SUPPLIED MATERIAL -
—————
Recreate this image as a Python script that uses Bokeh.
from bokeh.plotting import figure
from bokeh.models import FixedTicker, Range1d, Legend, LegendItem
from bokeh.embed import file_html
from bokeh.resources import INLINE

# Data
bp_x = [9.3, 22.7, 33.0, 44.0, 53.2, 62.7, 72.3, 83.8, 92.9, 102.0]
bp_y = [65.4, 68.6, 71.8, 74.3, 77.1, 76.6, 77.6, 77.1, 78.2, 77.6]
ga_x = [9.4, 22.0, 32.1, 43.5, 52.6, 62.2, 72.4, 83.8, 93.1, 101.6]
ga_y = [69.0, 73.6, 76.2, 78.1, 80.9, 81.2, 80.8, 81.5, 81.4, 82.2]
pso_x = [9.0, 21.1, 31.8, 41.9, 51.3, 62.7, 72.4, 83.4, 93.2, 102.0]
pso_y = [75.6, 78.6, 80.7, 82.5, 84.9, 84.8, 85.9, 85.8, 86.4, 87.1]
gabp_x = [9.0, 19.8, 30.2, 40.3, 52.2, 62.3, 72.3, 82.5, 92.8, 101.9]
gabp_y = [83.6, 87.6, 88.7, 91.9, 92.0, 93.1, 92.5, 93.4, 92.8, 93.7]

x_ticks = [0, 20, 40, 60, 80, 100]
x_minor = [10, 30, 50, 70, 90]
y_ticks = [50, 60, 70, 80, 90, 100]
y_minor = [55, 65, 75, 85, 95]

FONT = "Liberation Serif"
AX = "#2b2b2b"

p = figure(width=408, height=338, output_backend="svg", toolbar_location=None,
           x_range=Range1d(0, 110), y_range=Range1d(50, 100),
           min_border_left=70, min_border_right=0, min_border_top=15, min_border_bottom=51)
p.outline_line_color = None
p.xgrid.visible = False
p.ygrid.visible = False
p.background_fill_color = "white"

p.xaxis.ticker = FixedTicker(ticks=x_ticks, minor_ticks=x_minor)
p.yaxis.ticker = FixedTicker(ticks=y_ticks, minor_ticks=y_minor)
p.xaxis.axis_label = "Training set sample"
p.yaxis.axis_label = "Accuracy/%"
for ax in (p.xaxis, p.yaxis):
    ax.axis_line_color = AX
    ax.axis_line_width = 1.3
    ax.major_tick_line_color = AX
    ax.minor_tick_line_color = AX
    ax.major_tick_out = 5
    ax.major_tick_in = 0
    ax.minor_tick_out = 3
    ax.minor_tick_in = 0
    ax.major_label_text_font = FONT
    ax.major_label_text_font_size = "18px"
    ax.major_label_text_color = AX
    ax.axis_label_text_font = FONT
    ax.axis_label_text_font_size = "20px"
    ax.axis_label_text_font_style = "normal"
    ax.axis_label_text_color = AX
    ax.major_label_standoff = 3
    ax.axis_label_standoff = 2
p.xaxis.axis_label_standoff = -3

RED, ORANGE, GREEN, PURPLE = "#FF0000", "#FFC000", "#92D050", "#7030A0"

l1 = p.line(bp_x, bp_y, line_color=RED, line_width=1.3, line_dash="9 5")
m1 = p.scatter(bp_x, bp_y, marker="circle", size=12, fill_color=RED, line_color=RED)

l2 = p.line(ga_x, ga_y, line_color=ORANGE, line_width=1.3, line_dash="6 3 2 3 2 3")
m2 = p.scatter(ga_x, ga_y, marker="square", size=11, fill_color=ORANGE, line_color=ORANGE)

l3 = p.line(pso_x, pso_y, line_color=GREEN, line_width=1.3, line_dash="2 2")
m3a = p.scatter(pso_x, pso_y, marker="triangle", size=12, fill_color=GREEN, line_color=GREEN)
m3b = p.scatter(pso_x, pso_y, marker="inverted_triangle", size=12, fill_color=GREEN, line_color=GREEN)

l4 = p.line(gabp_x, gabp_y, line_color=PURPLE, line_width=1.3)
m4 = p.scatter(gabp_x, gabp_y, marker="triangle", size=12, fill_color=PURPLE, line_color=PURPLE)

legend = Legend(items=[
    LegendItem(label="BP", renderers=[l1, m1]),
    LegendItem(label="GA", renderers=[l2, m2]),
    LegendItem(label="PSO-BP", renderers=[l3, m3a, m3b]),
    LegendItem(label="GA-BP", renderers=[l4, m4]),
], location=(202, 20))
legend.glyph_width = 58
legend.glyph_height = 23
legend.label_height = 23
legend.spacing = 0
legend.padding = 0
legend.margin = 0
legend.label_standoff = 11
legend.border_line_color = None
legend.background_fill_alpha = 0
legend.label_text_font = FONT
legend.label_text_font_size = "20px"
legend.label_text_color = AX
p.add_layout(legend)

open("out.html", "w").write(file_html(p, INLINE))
—————
Quote the data above verbatim from its first line to the line that includes "from bokeh.resources import INLINE", with both boundary lines retained.

SOLUTION BELOW -
Recreate this image as a Python script that uses Bokeh.
from bokeh.plotting import figure
from bokeh.models import FixedTicker, Range1d, Legend, LegendItem
from bokeh.embed import file_html
from bokeh.resources import INLINE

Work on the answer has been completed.